Buch: M. H. Steinmetz – 666


Lucy ist mit ihrer Band Hell’s Abyss auf dem Weg nach oben. Sie hat viel durchgemacht und nun endlich auch den Erfolg verdient. Doch nach einem Auftritt erwacht sie in einem Hotelzimmer zusammen mit einer Leiche und kann sich an nichts erinnern. Die Blackouts häufen sich und die Morde ebenso…

So ein Gothicroman ist doch mal etwas anderes, dachte ich mir, als ich zu diesem Buch griff. Eigentlich erwartete ich einen spannenden Krimi, der sich in der Gothicwelt, der Schwarzen Szene, dem Mischmasch, das heute daraus geworden ist, bewegt. Ganz davon ab ist das Buch auch nicht. Es malt den düsteren Weg einer Szene, die – das muss man leider mal so aussprechen – heute gar nicht mehr in dieser Form existiert und sich fein selbst ausgelöscht hat.
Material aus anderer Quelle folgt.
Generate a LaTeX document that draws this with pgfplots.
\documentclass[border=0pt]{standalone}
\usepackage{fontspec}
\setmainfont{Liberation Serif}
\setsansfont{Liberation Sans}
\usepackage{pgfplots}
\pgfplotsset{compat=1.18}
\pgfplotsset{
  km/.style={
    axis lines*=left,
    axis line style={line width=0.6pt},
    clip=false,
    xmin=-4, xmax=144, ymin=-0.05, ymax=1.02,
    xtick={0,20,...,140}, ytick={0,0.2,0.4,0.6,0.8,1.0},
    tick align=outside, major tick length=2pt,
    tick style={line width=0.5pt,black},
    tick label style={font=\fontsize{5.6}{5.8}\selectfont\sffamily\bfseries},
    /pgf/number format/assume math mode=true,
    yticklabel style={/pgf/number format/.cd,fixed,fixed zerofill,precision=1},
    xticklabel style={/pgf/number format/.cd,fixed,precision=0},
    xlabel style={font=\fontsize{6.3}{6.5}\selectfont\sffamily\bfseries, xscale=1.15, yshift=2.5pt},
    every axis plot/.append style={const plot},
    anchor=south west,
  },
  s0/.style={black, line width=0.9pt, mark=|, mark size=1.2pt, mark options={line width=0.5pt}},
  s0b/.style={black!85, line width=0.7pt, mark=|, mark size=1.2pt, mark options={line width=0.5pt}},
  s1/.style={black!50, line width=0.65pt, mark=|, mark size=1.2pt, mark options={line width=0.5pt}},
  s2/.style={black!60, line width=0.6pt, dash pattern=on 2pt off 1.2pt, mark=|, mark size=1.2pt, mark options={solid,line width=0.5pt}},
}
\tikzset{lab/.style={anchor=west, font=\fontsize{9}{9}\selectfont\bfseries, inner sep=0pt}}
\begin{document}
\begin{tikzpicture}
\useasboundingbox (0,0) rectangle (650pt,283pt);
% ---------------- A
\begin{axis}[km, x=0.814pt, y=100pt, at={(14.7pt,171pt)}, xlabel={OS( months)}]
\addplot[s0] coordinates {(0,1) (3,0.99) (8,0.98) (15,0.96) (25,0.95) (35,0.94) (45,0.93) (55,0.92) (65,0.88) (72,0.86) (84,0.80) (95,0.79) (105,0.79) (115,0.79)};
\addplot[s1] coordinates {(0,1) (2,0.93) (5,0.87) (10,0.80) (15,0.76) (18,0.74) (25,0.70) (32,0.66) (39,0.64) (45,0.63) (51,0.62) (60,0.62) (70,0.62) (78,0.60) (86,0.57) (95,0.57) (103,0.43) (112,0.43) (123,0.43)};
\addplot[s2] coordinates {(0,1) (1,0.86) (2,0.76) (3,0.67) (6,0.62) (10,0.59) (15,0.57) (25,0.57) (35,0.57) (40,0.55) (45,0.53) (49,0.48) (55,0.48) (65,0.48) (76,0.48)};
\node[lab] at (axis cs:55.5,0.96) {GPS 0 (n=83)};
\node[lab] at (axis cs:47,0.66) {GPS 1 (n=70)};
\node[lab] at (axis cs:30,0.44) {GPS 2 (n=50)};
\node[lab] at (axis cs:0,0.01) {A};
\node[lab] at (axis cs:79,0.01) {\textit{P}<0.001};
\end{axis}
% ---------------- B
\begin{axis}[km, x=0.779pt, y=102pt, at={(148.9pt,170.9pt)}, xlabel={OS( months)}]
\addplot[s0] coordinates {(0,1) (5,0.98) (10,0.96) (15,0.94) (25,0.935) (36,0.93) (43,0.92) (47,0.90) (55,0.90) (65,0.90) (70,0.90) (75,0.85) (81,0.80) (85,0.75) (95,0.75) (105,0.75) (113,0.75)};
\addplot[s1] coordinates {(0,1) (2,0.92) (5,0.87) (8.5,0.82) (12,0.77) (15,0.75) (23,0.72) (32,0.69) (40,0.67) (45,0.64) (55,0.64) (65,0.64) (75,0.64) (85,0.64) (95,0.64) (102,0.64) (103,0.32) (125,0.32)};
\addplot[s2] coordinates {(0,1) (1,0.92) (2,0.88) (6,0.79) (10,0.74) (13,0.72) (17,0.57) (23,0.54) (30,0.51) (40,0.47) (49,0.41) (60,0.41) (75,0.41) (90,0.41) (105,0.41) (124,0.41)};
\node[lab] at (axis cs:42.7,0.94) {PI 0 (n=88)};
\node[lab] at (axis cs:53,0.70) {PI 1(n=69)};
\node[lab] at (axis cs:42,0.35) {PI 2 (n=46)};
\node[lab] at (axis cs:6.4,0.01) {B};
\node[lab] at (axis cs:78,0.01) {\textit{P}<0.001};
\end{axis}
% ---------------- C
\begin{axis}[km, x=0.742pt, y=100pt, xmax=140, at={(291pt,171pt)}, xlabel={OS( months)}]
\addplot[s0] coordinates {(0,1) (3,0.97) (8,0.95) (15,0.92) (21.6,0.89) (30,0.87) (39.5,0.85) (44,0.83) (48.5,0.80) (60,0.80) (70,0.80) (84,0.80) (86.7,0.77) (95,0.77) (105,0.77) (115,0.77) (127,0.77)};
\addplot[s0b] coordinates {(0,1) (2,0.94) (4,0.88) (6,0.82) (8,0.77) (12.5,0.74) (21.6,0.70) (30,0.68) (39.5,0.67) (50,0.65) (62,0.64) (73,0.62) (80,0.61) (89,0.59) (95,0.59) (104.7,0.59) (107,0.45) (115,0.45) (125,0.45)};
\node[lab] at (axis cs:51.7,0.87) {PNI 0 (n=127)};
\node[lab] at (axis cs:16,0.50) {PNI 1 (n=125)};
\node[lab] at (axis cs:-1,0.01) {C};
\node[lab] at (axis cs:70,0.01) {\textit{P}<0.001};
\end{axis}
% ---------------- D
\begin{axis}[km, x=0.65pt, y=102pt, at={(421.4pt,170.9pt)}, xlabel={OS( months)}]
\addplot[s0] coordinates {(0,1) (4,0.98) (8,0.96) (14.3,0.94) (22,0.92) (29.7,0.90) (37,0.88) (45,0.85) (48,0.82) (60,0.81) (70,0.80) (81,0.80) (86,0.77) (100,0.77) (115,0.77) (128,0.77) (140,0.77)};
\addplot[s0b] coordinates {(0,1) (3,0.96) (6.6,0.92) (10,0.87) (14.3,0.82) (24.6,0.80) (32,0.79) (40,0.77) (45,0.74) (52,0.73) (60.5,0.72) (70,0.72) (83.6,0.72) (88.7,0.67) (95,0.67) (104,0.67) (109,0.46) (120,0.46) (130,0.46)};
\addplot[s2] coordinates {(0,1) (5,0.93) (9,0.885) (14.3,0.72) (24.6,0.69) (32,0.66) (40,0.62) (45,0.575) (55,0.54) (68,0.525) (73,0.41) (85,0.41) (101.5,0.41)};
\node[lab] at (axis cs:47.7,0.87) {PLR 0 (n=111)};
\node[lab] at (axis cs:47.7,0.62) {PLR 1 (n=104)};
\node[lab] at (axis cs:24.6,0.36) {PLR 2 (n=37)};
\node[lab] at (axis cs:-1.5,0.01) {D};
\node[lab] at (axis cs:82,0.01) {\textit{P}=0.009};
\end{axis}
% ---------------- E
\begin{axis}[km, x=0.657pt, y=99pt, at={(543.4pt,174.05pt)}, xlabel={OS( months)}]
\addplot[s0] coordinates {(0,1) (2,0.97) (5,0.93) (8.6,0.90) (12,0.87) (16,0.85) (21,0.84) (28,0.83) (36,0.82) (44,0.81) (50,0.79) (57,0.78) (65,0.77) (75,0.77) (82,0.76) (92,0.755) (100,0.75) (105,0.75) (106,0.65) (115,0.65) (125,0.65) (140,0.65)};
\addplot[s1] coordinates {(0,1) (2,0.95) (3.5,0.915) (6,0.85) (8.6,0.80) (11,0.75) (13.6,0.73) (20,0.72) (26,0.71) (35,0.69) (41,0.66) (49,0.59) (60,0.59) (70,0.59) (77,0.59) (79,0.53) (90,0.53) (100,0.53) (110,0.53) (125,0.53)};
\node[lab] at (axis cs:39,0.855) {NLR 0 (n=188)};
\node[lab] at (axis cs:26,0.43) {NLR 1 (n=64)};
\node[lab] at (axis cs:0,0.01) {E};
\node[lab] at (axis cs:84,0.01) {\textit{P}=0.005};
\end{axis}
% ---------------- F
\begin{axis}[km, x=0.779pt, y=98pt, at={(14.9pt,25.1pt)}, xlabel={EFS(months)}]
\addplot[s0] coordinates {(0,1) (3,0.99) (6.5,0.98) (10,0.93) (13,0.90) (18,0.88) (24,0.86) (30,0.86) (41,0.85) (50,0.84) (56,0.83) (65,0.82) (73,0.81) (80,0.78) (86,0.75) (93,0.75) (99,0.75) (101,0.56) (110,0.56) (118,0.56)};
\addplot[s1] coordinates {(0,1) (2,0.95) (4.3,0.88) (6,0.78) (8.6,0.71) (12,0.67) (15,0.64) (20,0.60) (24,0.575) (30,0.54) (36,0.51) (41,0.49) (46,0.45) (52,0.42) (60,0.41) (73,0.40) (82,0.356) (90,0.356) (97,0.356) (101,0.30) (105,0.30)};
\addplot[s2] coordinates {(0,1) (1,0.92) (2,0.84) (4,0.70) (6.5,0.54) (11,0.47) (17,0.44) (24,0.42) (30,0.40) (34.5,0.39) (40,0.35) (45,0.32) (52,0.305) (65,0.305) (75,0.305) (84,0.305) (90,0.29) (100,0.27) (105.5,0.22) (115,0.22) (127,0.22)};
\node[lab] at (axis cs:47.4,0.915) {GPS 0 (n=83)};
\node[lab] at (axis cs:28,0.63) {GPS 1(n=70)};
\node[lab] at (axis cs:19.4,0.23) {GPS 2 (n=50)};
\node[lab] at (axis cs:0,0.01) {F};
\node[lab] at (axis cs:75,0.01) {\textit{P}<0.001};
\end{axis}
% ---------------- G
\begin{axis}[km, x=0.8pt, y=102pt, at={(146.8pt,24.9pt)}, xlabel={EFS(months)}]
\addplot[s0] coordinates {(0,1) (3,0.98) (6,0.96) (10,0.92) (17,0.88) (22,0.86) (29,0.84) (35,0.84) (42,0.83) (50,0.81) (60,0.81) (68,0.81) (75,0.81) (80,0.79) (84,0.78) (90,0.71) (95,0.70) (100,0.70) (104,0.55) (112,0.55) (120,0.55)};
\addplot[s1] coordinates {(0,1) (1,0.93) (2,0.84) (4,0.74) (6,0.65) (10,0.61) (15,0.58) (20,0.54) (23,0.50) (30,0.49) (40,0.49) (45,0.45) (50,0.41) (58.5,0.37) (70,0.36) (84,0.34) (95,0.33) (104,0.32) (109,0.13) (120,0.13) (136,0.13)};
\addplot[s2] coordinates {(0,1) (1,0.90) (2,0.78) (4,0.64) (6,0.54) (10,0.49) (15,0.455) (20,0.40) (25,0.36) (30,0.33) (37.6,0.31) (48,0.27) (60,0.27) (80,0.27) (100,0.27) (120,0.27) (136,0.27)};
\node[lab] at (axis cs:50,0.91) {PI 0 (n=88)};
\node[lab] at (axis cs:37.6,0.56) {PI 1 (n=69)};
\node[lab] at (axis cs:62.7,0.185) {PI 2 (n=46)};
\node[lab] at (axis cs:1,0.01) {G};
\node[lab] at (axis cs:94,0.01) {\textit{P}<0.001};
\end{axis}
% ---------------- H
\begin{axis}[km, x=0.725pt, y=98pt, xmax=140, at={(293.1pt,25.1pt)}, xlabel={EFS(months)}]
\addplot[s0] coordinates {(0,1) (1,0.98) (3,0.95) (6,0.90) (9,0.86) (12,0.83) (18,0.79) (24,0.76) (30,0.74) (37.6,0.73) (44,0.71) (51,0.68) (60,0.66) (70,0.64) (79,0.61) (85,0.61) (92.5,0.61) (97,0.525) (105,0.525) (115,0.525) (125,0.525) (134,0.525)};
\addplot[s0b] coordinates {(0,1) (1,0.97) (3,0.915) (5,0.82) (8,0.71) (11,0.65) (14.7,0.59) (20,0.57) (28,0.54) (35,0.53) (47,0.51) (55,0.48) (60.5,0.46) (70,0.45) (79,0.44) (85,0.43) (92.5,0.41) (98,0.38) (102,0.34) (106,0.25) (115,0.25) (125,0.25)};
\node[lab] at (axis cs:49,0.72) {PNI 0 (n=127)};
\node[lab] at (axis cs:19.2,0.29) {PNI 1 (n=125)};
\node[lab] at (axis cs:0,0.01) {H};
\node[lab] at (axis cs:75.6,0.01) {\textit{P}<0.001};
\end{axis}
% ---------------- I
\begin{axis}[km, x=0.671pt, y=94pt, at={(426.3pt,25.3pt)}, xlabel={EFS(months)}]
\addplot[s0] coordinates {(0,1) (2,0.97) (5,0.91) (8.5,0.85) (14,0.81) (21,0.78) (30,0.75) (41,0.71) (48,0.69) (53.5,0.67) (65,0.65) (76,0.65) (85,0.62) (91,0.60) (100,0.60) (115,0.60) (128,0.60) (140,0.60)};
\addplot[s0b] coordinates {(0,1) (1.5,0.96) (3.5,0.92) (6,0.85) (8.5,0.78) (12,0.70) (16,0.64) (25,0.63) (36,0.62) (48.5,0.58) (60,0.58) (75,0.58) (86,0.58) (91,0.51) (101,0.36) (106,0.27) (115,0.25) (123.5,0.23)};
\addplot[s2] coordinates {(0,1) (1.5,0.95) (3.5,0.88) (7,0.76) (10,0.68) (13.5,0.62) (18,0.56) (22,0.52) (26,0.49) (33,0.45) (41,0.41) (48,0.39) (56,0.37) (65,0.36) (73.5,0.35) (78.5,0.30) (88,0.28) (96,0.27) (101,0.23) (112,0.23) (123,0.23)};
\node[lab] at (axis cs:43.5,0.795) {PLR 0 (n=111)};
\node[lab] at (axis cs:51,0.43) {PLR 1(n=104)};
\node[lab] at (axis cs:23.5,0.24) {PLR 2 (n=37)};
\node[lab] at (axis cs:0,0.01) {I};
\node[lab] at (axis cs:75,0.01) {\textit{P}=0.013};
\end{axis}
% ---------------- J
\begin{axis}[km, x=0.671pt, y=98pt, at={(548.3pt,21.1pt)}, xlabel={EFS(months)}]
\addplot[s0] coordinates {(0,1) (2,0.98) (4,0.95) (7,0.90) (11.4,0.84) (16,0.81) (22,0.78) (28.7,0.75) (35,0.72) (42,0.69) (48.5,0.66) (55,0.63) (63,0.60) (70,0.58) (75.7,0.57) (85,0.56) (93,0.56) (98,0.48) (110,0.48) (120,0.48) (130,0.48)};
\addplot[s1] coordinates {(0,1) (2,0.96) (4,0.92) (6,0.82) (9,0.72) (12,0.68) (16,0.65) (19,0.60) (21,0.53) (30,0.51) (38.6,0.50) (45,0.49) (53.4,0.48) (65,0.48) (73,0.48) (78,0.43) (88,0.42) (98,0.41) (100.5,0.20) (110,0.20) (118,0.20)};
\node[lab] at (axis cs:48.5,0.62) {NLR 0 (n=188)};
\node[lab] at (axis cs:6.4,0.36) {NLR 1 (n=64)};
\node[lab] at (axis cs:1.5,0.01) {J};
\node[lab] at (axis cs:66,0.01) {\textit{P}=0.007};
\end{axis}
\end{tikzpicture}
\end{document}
Emos, Gothics, die Welttraurigkeit, schwarze Klamotten und Schminke, die irgendwann so angesagt waren, dass der Trend die Szene kaputt gemacht hat. Gothic und Schwarze Szene sind heutzutage synonym verwendet, von der Musik ausgenutzt, um jedem eine Plattform zu bieten. Die „Alten“ haben die Szene längst verlassen und trauern ein bisschen dem nach, was sie einmal gewesen ist.
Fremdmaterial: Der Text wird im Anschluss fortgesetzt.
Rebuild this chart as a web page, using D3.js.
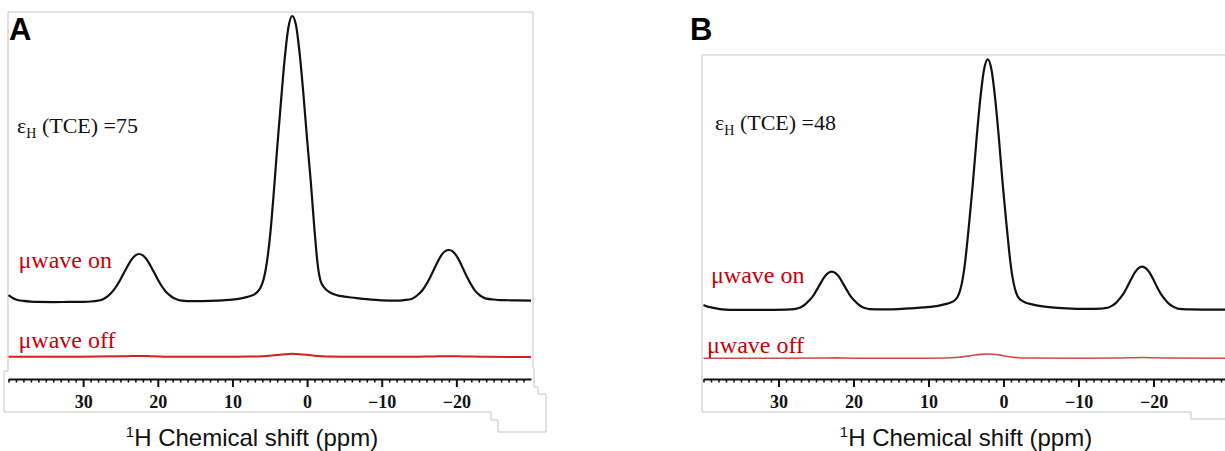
<!DOCTYPE html>
<html>
<head>
<meta charset="utf-8">
<script src="https://cdn.jsdelivr.net/npm/d3@7"></script>
<style>
  html, body { margin: 0; padding: 0; background: #fff; }
  svg { display: block; }
</style>
</head>
<body>
<svg id="chart" width="1225" height="451"></svg>
<script>
// 1H MAS DNP spectra of TCE, microwave on / off.
// Each point: [chemical shift (ppm), intensity (a.u., centre band of "on" = 100)]
const ppmTicks = [30, 20, 10, 0, -10, -20];

const spectrumOnA = [
  [40, 2.4], [39.5, 1.5], [39, 0.9], [38, 0.4], [37, 0.15], [36, 0.05], [34, 0], [32, 0.05],
  [30, 0.1], [29, 0.2], [28, 0.5], [27.5, 0.8], [27, 1.5], [26.5, 2.5], [26, 3.9], [25.5, 5.7],
  [25, 7.9], [24.5, 10.4], [24, 12.8], [23.5, 14.9], [23, 16.3], [22.5, 16.8], [22, 16.3],
  [21.5, 14.9], [21, 12.8], [20.5, 10.4], [20, 7.9], [19.5, 5.7], [19, 3.9], [18.5, 2.6],
  [18, 1.6], [17.5, 1.0], [17, 0.6], [16, 0.35], [14, 0.35], [12, 0.5], [10.5, 0.8], [9, 1.2],
  [8, 1.8], [7.5, 2.2], [7, 2.8], [6.5, 4.0], [6.25, 5.0], [6, 6.5], [5.75, 8.8], [5.5, 12],
  [5.25, 16.5], [5, 22], [4.75, 29], [4.5, 37], [4.25, 45.5], [4, 54], [3.5, 70], [3, 85],
  [2.5, 96], [2, 100], [1.5, 97], [1, 87], [0.5, 73], [0, 57], [-0.25, 49.5], [-0.5, 42],
  [-0.75, 33.5], [-1, 25], [-1.25, 17.5], [-1.5, 11.5], [-1.75, 8], [-2, 6.2], [-2.25, 5.2],
  [-2.5, 4.5], [-3, 3.5], [-4, 2.4], [-5, 1.9], [-6, 1.6], [-8, 1.0],
  [-10, 0.6], [-12, 0.5], [-13, 0.7], [-14, 1.1], [-14.5, 1.8], [-15, 2.9], [-15.5, 4.3],
  [-16, 6.3], [-16.5, 8.7], [-17, 11.4], [-17.5, 14.1], [-18, 16.4], [-18.5, 17.8], [-19, 18.2],
  [-19.5, 17.7], [-20, 16.2], [-20.5, 13.9], [-21, 11.1], [-21.5, 8.4], [-22, 6.0], [-22.5, 4.0],
  [-23, 2.7], [-23.5, 1.8], [-24, 1.2], [-25, 0.9], [-26, 0.7], [-28, 0.6], [-30, 0.5]
];

const spectrumOffA = [
  [40, 0.1], [34, 0.1], [28, 0.15], [24, 0.3], [22.5, 0.35], [21, 0.3], [18, 0.1], [12, 0.1],
  [8, 0.15], [6, 0.3], [5, 0.45], [4, 0.7], [3, 0.95], [2, 1.1], [1, 1.0], [0, 0.75],
  [-1, 0.45], [-2, 0.25], [-3, 0.15], [-6, 0.05], [-14, 0.05], [-17, 0.2], [-19, 0.3],
  [-21, 0.2], [-24, 0.05], [-30, 0]
];

const spectrumOnB = [
  [40, 2.0], [39.5, 1.4], [39, 1.0], [38, 0.4], [37, 0.1], [36, 0], [32, 0], [29, 0.1],
  [27.9, 0.3], [27.4, 0.7], [26.9, 1.3], [26.4, 2.3], [25.9, 3.8], [25.4, 5.5], [24.9, 8.0],
  [24.4, 10.6], [23.9, 13.1], [23.4, 14.7], [22.9, 15.3], [22.4, 14.7], [21.9, 13.1],
  [21.4, 10.6], [20.9, 8.0], [20.4, 5.5], [19.9, 3.8], [19.4, 2.3], [18.9, 1.3], [18.4, 0.7],
  [17.9, 0.35], [16, 0.2], [14, 0.3], [12.6, 0.6], [10.6, 1.0], [8.6, 1.7], [7.6, 2.4],
  [7.1, 2.9], [6.6, 3.6], [6.35, 4.3], [6.1, 5.4], [5.85, 7.2], [5.6, 10], [5.35, 14],
  [5.1, 19.5], [4.85, 26.5], [4.6, 34], [4.35, 42], [4.1, 50], [3.6, 68], [3.1, 84],
  [2.6, 95.8], [2.1, 100], [1.6, 95.8], [1.1, 84], [0.6, 68], [0.1, 50], [-0.15, 42],
  [-0.4, 34], [-0.65, 26.5], [-0.9, 19.5], [-1.15, 14], [-1.4, 10], [-1.65, 7.2], [-1.9, 5.4],
  [-2.15, 4.4], [-2.4, 3.8], [-2.9, 3.0], [-3.4, 2.5], [-4.4, 1.8], [-6.4, 1.0],
  [-8.4, 0.6], [-11, 0.4], [-13, 0.5], [-13.5, 0.7], [-14, 1.0], [-14.5, 1.7], [-15, 2.8],
  [-15.5, 4.5], [-16, 6.5], [-16.5, 9.2], [-17, 12.1], [-17.5, 14.9], [-18, 16.7],
  [-18.5, 17.3], [-19, 16.6], [-19.5, 14.8], [-20, 12.0], [-20.5, 9.0], [-21, 6.3],
  [-21.5, 4.3], [-22, 2.6], [-22.5, 1.5], [-23, 0.8], [-23.5, 0.4], [-25, 0.2], [-28, 0.1],
  [-30, 0.1]
];

const spectrumOffB = [
  [40, 0.05], [30, 0], [24, 0.1], [22.5, 0.15], [20, 0.05], [10, 0.05], [8, 0.1], [6, 0.4],
  [5, 0.8], [4, 1.2], [3, 1.55], [2, 1.7], [1, 1.5], [0, 1.05], [-1, 0.55], [-2, 0.25],
  [-3, 0.1], [-10, 0], [-15, 0.1], [-18.5, 0.3], [-22, 0.1], [-30, 0]
];

const panelLetters = ["A", "B"];
const enhancementLabels = ["75", "48"];
const traceLabels = ["\u03bcwave on", "\u03bcwave off"];
const axisTitle = "H Chemical shift (ppm)";

const SERIF = "'Liberation Serif', 'Times New Roman', serif";
const SANS = "'Liberation Sans', Arial, sans-serif";
const RED_TEXT = "#c8000a";

const svg = d3.select("#chart");

// panel layout
const panels = [
  {
    letter: panelLetters[0], eps: enhancementLabels[0],
    on: spectrumOnA, off: spectrumOffA,
    xRange: [8.5, 531], yRange: [357, 16], onOffset: 19.2,
    axisY: 379, offColor: "#d81e1e", offWidth: 2,
    letterPos: [9, 39.5], epsPos: [17, 132.5],
    onLabel: [18.5, 268], offLabel: [18.5, 348],
    titleX: 252,
    frame: "M8,12 H533 V368 H534 V387 H538 V394 H546 V432 H498 V420 H491 V412 H4 V371 H8 Z"
  },
  {
    letter: panelLetters[1], eps: enhancementLabels[1],
    on: spectrumOnB, off: spectrumOffB,
    xRange: [703.5, 1228.5], yRange: [358.3, 59.3], onOffset: 19.3,
    axisY: 379, offColor: "#d24848", offWidth: 1.6,
    letterPos: [690, 39.5], epsPos: [715, 130],
    onLabel: [711, 283], offLabel: [707, 353],
    titleX: 966,
    frame: "M1226,55 H702 V412 H1191 V419 H1226"
  }
];

panels.forEach(p => {
  const g = svg.append("g");
  const x = d3.scaleLinear().domain([40, -30]).range(p.xRange);
  const y = d3.scaleLinear().domain([0, 100 + p.onOffset]).range(p.yRange);

  // light grey frame
  g.append("path").attr("d", p.frame)
    .attr("fill", "none").attr("stroke", "#c6c6c6").attr("stroke-width", 1);

  // spectra
  const lineOff = d3.line().x(d => x(d[0])).y(d => y(d[1])).curve(d3.curveMonotoneX);
  const lineOn = d3.line().x(d => x(d[0])).y(d => y(d[1] + p.onOffset)).curve(d3.curveMonotoneX);

  g.append("path").datum(p.off).attr("d", lineOff)
    .attr("fill", "none").attr("stroke", p.offColor).attr("stroke-width", p.offWidth);
  g.append("path").datum(p.on).attr("d", lineOn)
    .attr("fill", "none").attr("stroke", "#111").attr("stroke-width", 2.2)
    .attr("stroke-linejoin", "round");

  // x axis: minor ticks every 1 ppm, labelled major ticks every 10 ppm
  const minor = d3.range(40, -30, -1).filter(v => !ppmTicks.includes(v));
  const axisMinor = g.append("g").attr("transform", `translate(0,${p.axisY})`)
    .call(d3.axisBottom(x).tickValues(minor).tickFormat("").tickSize(3.5).tickSizeOuter(0));
  axisMinor.select(".domain").attr("stroke", "#111").attr("stroke-width", 2.2);
  axisMinor.selectAll(".tick line").attr("stroke", "#111").attr("stroke-width", 1.6);

  const axisMajor = g.append("g").attr("transform", `translate(0,${p.axisY})`)
    .call(d3.axisBottom(x).tickValues(ppmTicks).tickSize(8).tickSizeOuter(0));
  axisMajor.select(".domain").remove();
  axisMajor.selectAll(".tick line").attr("stroke", "#111").attr("stroke-width", 2);
  axisMajor.selectAll(".tick text")
    .attr("dy", null).attr("y", 28.5)
    .attr("fill", "#111")
    .style("font-family", SERIF).style("font-weight", "bold").style("font-size", "18px");

  // axis title with superscript mass number
  const t = g.append("text").attr("x", p.titleX).attr("y", 446)
    .attr("text-anchor", "middle")
    .style("font-family", SANS).style("font-size", "24px").attr("fill", "#111");
  t.append("tspan").text("1").style("font-size", "15px").attr("dy", -9);
  t.append("tspan").text(axisTitle).attr("dy", 9);

  // panel letter
  g.append("text").attr("x", p.letterPos[0]).attr("y", p.letterPos[1])
    .text(p.letter)
    .style("font-family", SANS).style("font-weight", "bold").style("font-size", "31px")
    .attr("fill", "#000");

  // enhancement factor
  const e = g.append("text").attr("x", p.epsPos[0]).attr("y", p.epsPos[1])
    .style("font-family", SERIF).style("font-size", "22px").attr("fill", "#111");
  e.append("tspan").text("\u03b5");
  e.append("tspan").text("H").style("font-size", "14px").attr("dy", 5);
  e.append("tspan").text(" (TCE) =" + p.eps).attr("dy", -5);

  // trace labels
  g.append("text").attr("x", p.onLabel[0]).attr("y", p.onLabel[1]).text(traceLabels[0])
    .style("font-family", SERIF).style("font-size", "24px").attr("fill", RED_TEXT);
  g.append("text").attr("x", p.offLabel[0]).attr("y", p.offLabel[1]).text(traceLabels[1])
    .style("font-family", SERIF).style("font-size", "24px").attr("fill", RED_TEXT);
});
</script>
</body>
</html>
Warum diese Vorrede? Weil 666 zwar ein ganz guter Thriller ist, der seine Gruselelemente hat und auch mit der Spannung nicht spart, aber einen riesengroßen Fehler hat: Das Klischee. Der Autor selbst gibt sich als ehemaliges Mitglied der Schwarzen Szene aus, berichtet von Friedhöfen und Gläserrücken, es fehlt nur noch ein bisschen mehr Satanismus in seiner Beschreibung in der Danksagung. Natürlich spielt das Pentagramm eine wundervoll wichtige Rolle. Eigentlich erwartet man ein bisschen mehr Crowley und Möchtegernsatanismus. Ganz so weit geht es dann aber doch nicht in diesem Thriller. Dennoch finde ich die Klischeesau, die durch das literarische Dorf getrieben wird, abstoßend und die vom Autor selbst gelebte Schwarze Szene durch verbreitete Vorurteile verraten und falsch dargestellt. Nun macht ja jeder seine eigenen Erfahrungen, klar, aber wer in diese Szene geht, weil es „cool“ ist, weil er sich abheben will von der Masse und deshalb nur noch schwarze Klamotten anzieht – was heute kein Alleinstellungsmerkmal mehr ist – und sich auf den Weltschmerz besinnt, der durch die Emos zu einer lachhaften „Wir machen alles zu einem Problem und lassen das Leben an uns vorbeiziehen“-Nummer ohne Tiefgang verkommen ist, wer also deshalb da rein geht, der findet sich in diesem Buch verstanden und kann sich hervorragend mit Lucy identifizieren.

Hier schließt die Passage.